Colin Williams

The number of advisers on ASIC’s Financial Adviser Register has achieved another milestone, falling below 17,000 with more advisers that have not passed the adviser exam coming off the regulator’s listing of licensed advisers according to Wealth Data.

The net change of advisers for the week is 132 bringing the total on FAR to 16,912.

Wealth Data director Colin Williams tells Professional Planner this was an issue raised by the Senate Economics Committee to ASIC earlier this year.

“There is a strange setup with ASIC and there’s a huge weakness when it comes to the self-licensed side,” Williams says. “Fundamentally, if you’re a self-licenced adviser your job is to do everything including dobbing yourself in when you do something wrong.”

ASIC told the parliamentary committee it had conducted a review of the FAR to check AFSLs had made the required notifications if an adviser they authorised had not passed the exam.

Licensees are required to report within 30 days when an adviser is no longer licensed. The deadline to pass the adviser exam was at the end of the 2021, which led to a significant drop-off at the end of January.

Williams says most of this week’s departures were not holistic financial advisers.

“The vast majority are not actually providing what I would call traditional financial planning/advice. Financial planning, for all intents and purposes, is a part-time job for them or something they might need to do from time to time. Many of them are accounts or investment advisers.”

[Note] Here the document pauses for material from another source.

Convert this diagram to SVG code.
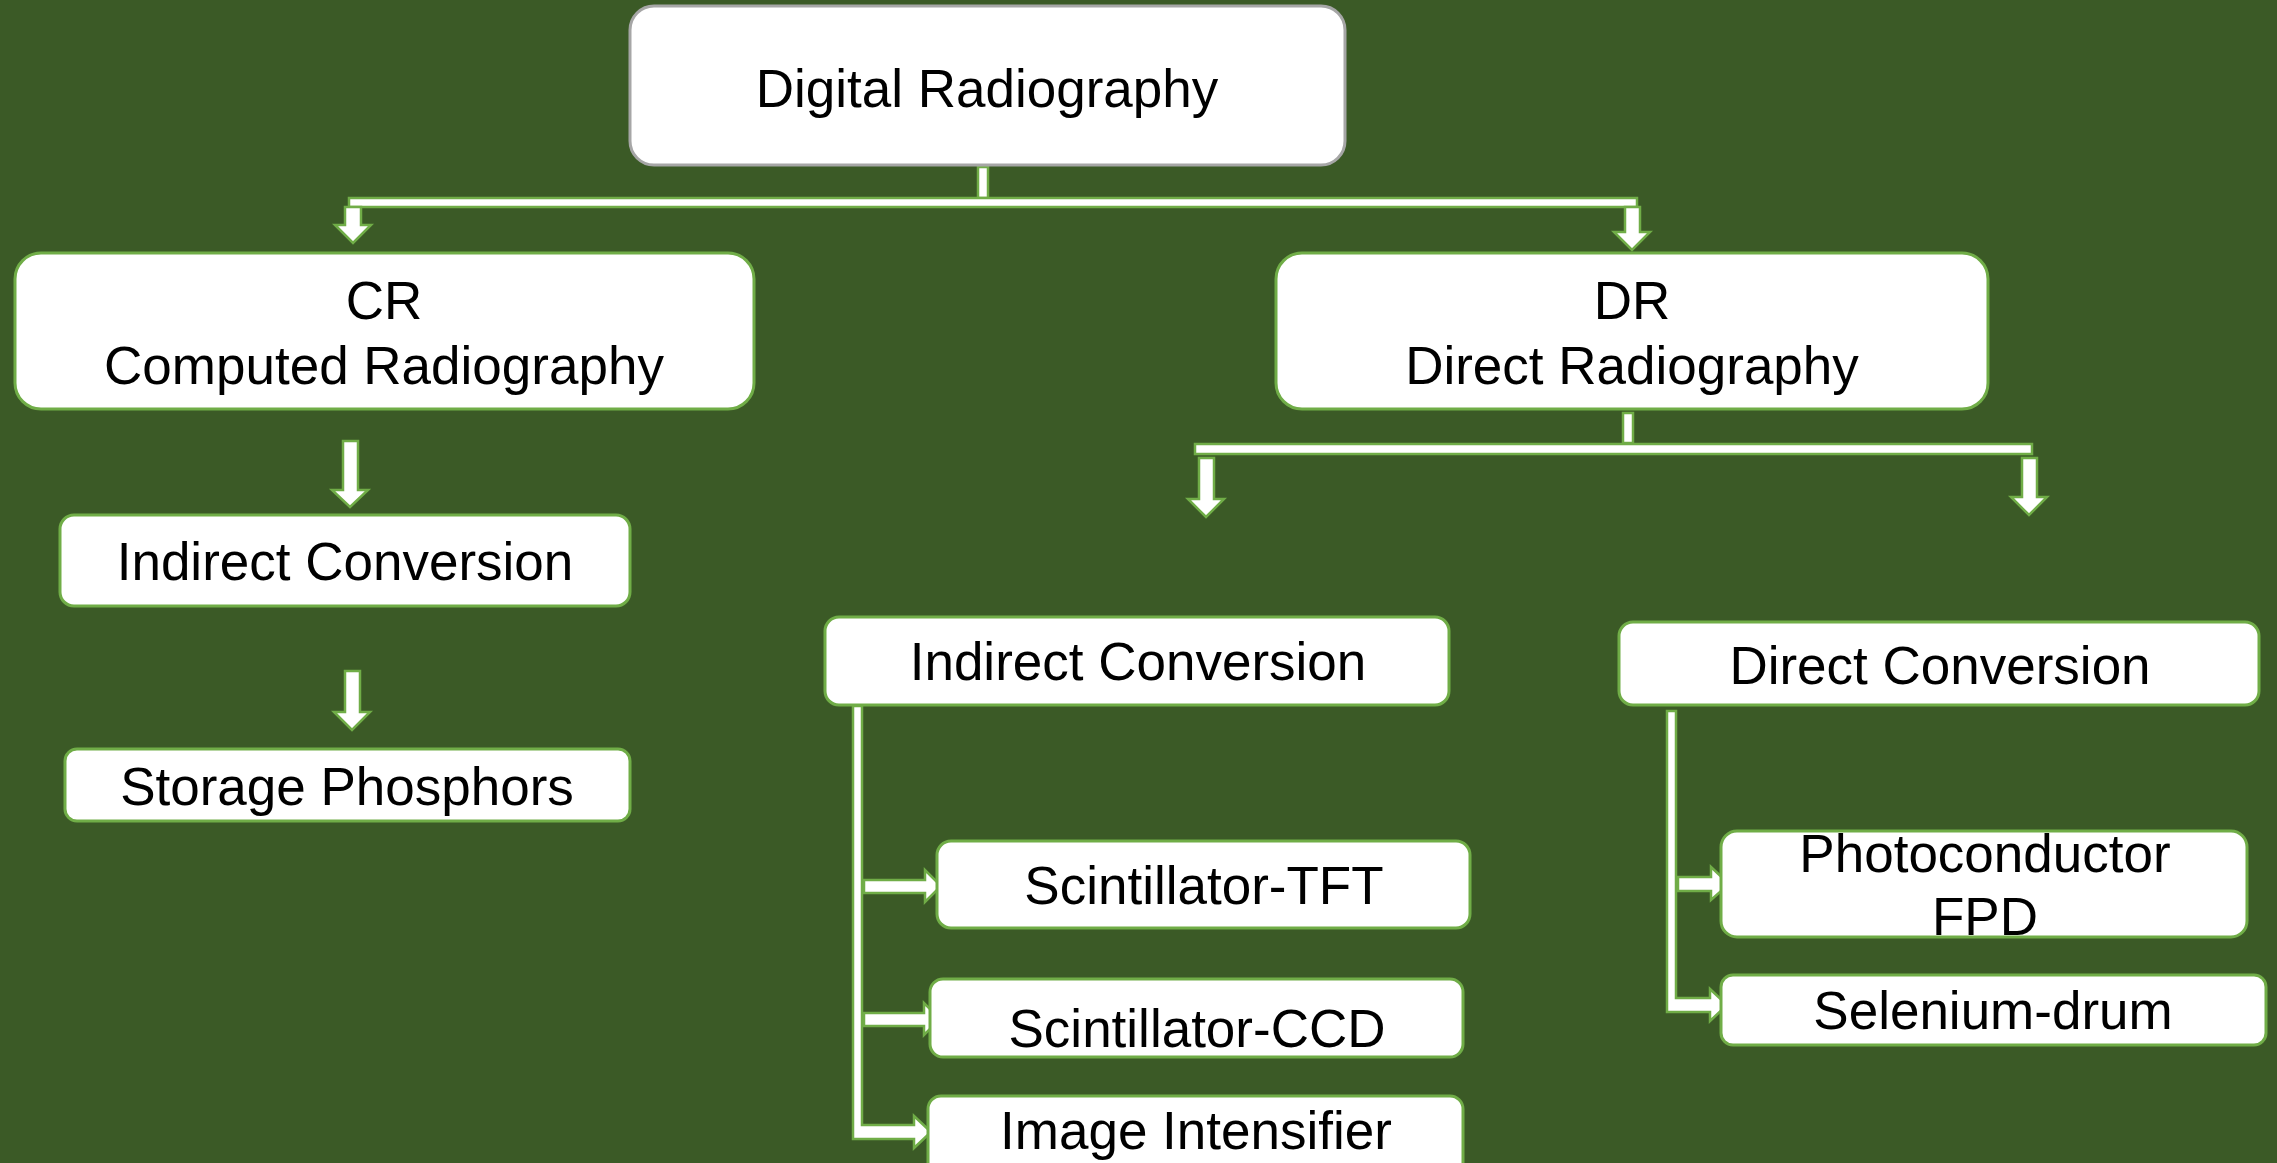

In April, Adviser Ratings predicted the industry will go below 15,000 advisers by the end of the year.

Rise of the self-licenced

This week also saw the effective closure (defined by a reduction to zero advisers) of 47 small self-licensed AFSLs.

Williams says most of the losses this week were licensees giving limited advice and the self-licenced holistic adviser segment has seen significant growth this year.

“Whilst [limited advisers] are the ones that are closing, the ones operating on the financial planning side are actually growing rather rapidly now.”

Williams says he is seeing two to three new self-licenced advisers added to the FAR each week on average which amounts to over 50 for the year.

“They’re still growing and I can’t see that slowing. On the financial planning front self-licenced is no longer a fad. It is a trend and it’s very hard to see that trend changing any time soon.”

One comment on “Adviser numbers hit below 17k”
    Jeremy Wright

    One Adviser leaving the Industry due to unreasonable Regulations is a tragedy.
    Thousands of Advisers leaving the Industry due to unreasonable Regulations, has become a statistic.

    There seems to be a focus on numbers and not on what this actually means.

    The cost of Advice rising is one thing. What about the reality that thousands of experienced Advisers who made incredible differences to their clients lives, based on real life experience, which can NOT be gained from theory, are gone for ZERO positive outcomes for Australia and the millions of Australians who will not be able to get advice.

    We have a situation where the ship has sprung a leak on the port side and rather than do some minor repairs, we left it and upon the minor leak, having been ignored for so long, has now become a bigger leak, upon which a committee of people with no experience in ships, is assembled on the shore and without taking into consideration of how ships work, or the environment they operate in, decided that the way to even up the slant, is to make a similar size hole on the starboard side to even the ship up.

    Then upon the ship starting to settle lower in the water, the committee then decide to have extensive consultations over an extended period to look at remedying the situation.

    In the UTOPIAN world that many vested interest groups operate in, where a leak, to them, is a theory with little consequence, then copious committee meetings is acceptable.

    However, in the REAL world that Advisers and Advice Practice owners operate in, constant meetings without cutting to the chase and fixing things, has real implications.

    Eleven thousand Advisers and counting, exiting the Industry, is eleven thousand ships sinking, taking their cargo’s and crew to the bottom of the sea, which has had real life implications.

    When are the REAL issues going to be fixed, or will we continue on the merry go round of theorist fixes by creating more holes.